Zions is a bank holding company that a bank holding company that owns companies such as California Bank and Trust and Commerce Bank of Oregon, across 10 Western and Southwestern states. And Zions is deeply involved in small-busness lending: Only 20% of its loans go to individuals, with 80% going to businesses and organizations. In 2012, Zions ranked third nationwide in issuance of SBA-backed 504 loans (used to buy property, plant and equipment). Zions was seventh in the SBA’s flagship 7(a) program, and also ranked seventh in Export/Import Bank working capital loans.

When the Office of the Comptroller of the Currency suspects that a bank is in violation of regulations, Hemingway says, it sends the bank a so-called MRA, or Matters Requiring Attention, explaining to the bank what needs to be fixed.

The Consumer Financial Protection Bureau, on the other hand, “is just coming in,” he says. “They bring their attorneys for the exam, and then they levy the fines. If you see the fines they have levied against institutions, they’re not asking questions.”

One of the consequences, says, Hemingway, is that when it comes to consumer business, “The banks are going to do right down the middle, plain vanilla consumer business.” In a short interview after his presentation at the Rocky Mountain Economic Summit, held Friday in Jackson Hole, Wyo., Hemingway said that banks’ reluctance trepidation on the consumer side could very well affect entrepreneurs' abilities to ge their companies off the ground. That’s because many entrepreneurs use consumer loans, based on their own personal credit ratings, to finance the early stages of their businesses.

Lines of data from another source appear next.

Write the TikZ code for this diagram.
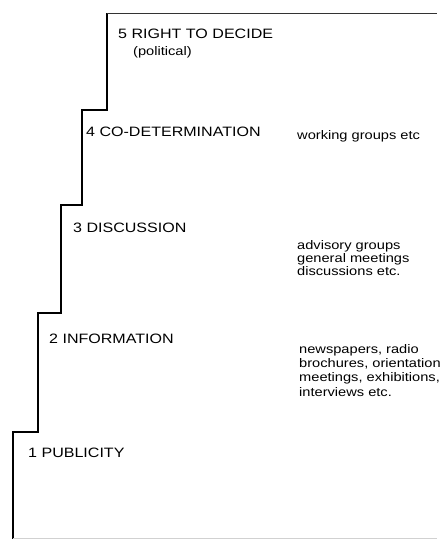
\documentclass[tikz,border=0pt]{standalone}
\usepackage{fontspec}
\newfontfamily\stepfont[FakeStretch=1.18]{Liberation Sans}
\begin{document}
\begin{tikzpicture}[x=1pt,y=-1pt,
  stairline/.style={line width=1.3pt,black,line join=miter},
  rimline/.style={line width=1pt,black!80},
  floorline/.style={line width=1pt,black!18},
  level/.style={anchor=base west,inner sep=0pt,font=\stepfont\fontsize{13.6}{16}\selectfont},
  means/.style={anchor=base west,inner sep=0pt,align=left,font=\stepfont\fontsize{12.4}{13.3}\selectfont},
  meanswide/.style={means,font=\stepfont\fontsize{12.4}{14.3}\selectfont}]
\useasboundingbox (0,0) rectangle (445,539);

% staircase outline
\draw[stairline] (107,13) -- (107,110) -- (82,110) -- (82,205) -- (61,205)
  -- (61,313) -- (38,313) -- (38,432) -- (13,432) -- (13,539);
\draw[rimline] (107,13) -- (437,13);
\draw[floorline] (13,538) -- (437,538);

% level names
\node[level] (l5) at (118,38) {5 RIGHT TO DECIDE};
\node[means] (l5n) at (133,55) {(political)};
\node[level] (l4) at (86,136) {4 CO-DETERMINATION};
\node[level] (l3) at (73,232) {3 DISCUSSION};
\node[level] (l2) at (49,343) {2 INFORMATION};
\node[level] (l1) at (28,457) {1 PUBLICITY};

% forms of participation
\node[means] (m4) at (297,139) {working groups etc};
\node[means,anchor=north west] (m3) at (297,240) {advisory groups\\general meetings\\discussions etc.};
\node[meanswide,anchor=north west] (m2) at (299,344) {newspapers, radio\\brochures, orientation\\meetings, exhibitions,\\interviews etc.};
\end{tikzpicture}
\end{document}
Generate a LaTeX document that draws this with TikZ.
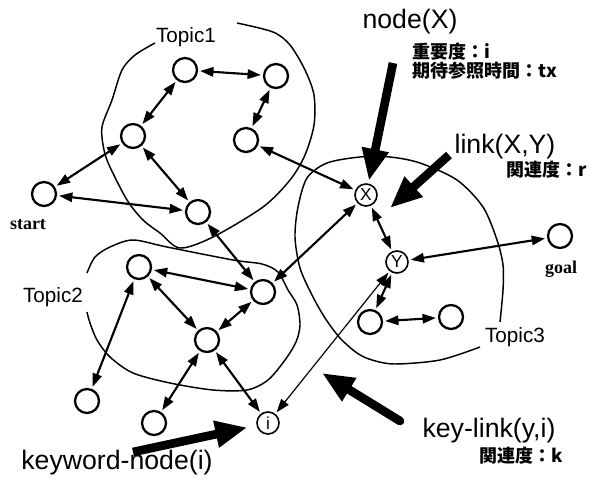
\documentclass[tikz,border=0pt]{standalone}
\usepackage{fontspec}
\setmainfont{Liberation Sans}
\newfontfamily\romanfont{Liberation Serif}
\newfontfamily\jpfont{Noto Sans CJK JP}
\usetikzlibrary{arrows.meta}

\begin{document}
\begin{tikzpicture}[
       x=0.75pt, y=-0.75pt,
       >={Triangle[length=10pt,width=7pt]},
       vertex/.style={
         circle,
         draw,
         line width=1.7pt,
         inner sep=0pt,
         minimum size=18pt
       },
       named/.style={
         circle,
         draw,
         line width=1.2pt,
         inner sep=0pt,
         minimum size=16.5pt,
         font=\fontsize{13}{13}\selectfont
       },
       link/.style={<->, line width=1.6pt, shorten <=1.5pt, shorten >=1.5pt},
       thinlink/.style={<->, line width=0.9pt, shorten <=1.5pt, shorten >=1.5pt},
       contour/.style={line width=1.1pt},
       bigarrow/.style={line width=6.5pt, -{Triangle[length=24pt,width=19pt]}},
       topic/.style={font=\fontsize{15.5}{18}\selectfont},
       small/.style={font=\romanfont\bfseries\fontsize{13.5}{16}\selectfont},
       title/.style={font=\fontsize{20}{24}\selectfont},
       jp/.style={font=\jpfont\bfseries\fontsize{13.5}{16}\selectfont, inner sep=0pt}
     ]

       \useasboundingbox (0,0) rectangle (592,479);

       % Topic1
       \node (t1) at (185,70) [vertex]{};
       \node (t2) at (276,76) [vertex]{};
       \node (t3) at (133,136) [vertex]{};
       \node (t4) at (246,140) [vertex]{};
       \node (start) at (44,194) [vertex]{};
       \node (t5) at (198,212) [vertex]{};

       % Topic2
       \node (u1) at (139,267) [vertex]{};
       \node (u2) at (263,292) [vertex]{};
       \node (u3) at (207,340) [vertex]{};
       \node (u4) at (87,401) [vertex]{};
       \node (u5) at (154,423) [vertex]{};
       \node (i) at (268,423) [named]{i};

       % Topic3
       \node (X) at (366,195) [named]{X};
       \node (Y) at (397,262) [named]{Y};
       \node (goal) at (560,236) [vertex]{};
       \node (v1) at (370,322) [vertex]{};
       \node (v2) at (451,317) [vertex]{};

       \draw [link] (t1) -- (t2);
       \draw [link] (t1) -- (t3);
       \draw [link] (t2) -- (t4);
       \draw [link] (t3) -- (start);
       \draw [link] (t3) -- (t5);
       \draw [link] (start) -- (t5);
       \draw [link] (t4) -- (X);
       \draw [link] (t5) -- (u2);

       \draw [link] (u1) -- (u2);
       \draw [link] (u1) -- (u3);
       \draw [link] (u2) -- (u3);
       \draw [link] (u1) -- (u4);
       \draw [link] (u3) -- (u5);
       \draw [link] (u3) -- (i);
       \draw [link] (X) -- (u2);

       \draw [link] (X) -- (Y);
       \draw [link] (Y) -- (goal);
       \draw [link] (Y) -- (v1);
       \draw [link] (v1) -- (v2);
       \draw [thinlink] (i) -- (Y);

       % topic outlines
       \draw [contour] plot[smooth] coordinates {(155,43) (135,55) (122,70) (112,100) (102,127)
         (104,150) (110,167) (127,200) (143,220) (160,233) (180,248) (213,237) (263,207)
         (290,180) (305,155) (314,125) (314,95) (305,70) (290,45) (273,32) (237,23)};
       \draw [contour] plot[smooth] coordinates {(87,273) (95,257) (110,247) (133,240) (167,247)
         (233,260) (262,264) (278,272) (288,290) (297,305) (300,325) (296,342) (285,360)
         (268,380) (247,390) (213,390) (170,383) (133,373) (110,357) (97,340) (90,323) (87,312)};
       \draw [contour] plot[smooth] coordinates {(500,322) (503,290) (503,265) (497,240) (483,207)
         (457,180) (420,163) (390,157) (360,157) (327,163) (307,178) (298,207) (295,237)
         (300,268) (312,295) (325,318) (340,338) (357,353) (372,360) (395,364) (440,360) (480,347)};

       \node (lt1) at (186,37) [topic]{Topic1};
       \node (lt2) at (53,297) [topic]{Topic2};
       \node (lt3) at (515,337) [topic]{Topic3};
       \node (lstart) at (28,225) [small]{start};
       \node (lgoal) at (561,269) [small]{goal};

       % callouts
       \node (lx) at (410,22) [title]{node(X)};
       \node (lx1) at (412,52) [jp, anchor=west]{重要度：i};
       \node (lx2) at (412,71) [jp, anchor=west]{期待参照時間：tx};
       \node (lxy) at (505,147) [title]{link(X,Y)};
       \node (lxy1) at (587,170) [jp, anchor=east]{関連度：r};
       \node (lk) at (489,431) [title]{key-link(y,i)};
       \node (lk1) at (563,456) [jp, anchor=east]{関連度：k};
       \node (li) at (117,463) [title]{keyword-node(i)};

       \coordinate (ax) at (393,63);
       \coordinate (axy) at (449,155);
       \coordinate (txy) at (390,208);
       \coordinate (ak) at (400,421);
       \coordinate (tk) at (322,373);
       \coordinate (ai) at (133,452);

       \draw [bigarrow, shorten >=2pt] (ax) -- (X);
       \draw [bigarrow] (axy) -- (txy);
       \draw [bigarrow, line cap=round] (ak) -- (tk);
       \draw [bigarrow, shorten >=7pt] (ai) -- (i);

\end{tikzpicture}
\end{document}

A positive sign for entrepreneurs?

In general, Hemingway says that business loans are picking up slightly, but says that activity depends greatly on individual states. Texas is very busy, he says, while Nevada remains slow.

Regional and community banks are crucial to small business financing. Despite consolidation in the industry, Hemingway said that regional and community banks were still well-positioned to compete in four particular areas, with small and mid-sized businesses being the first. “Large banks don’t have advantages in those kinds of businesses because it costs them just as much money to build a relationship with the client.” Big banks, he said, have an advantage primarily in areas that can be affected by mass marketing.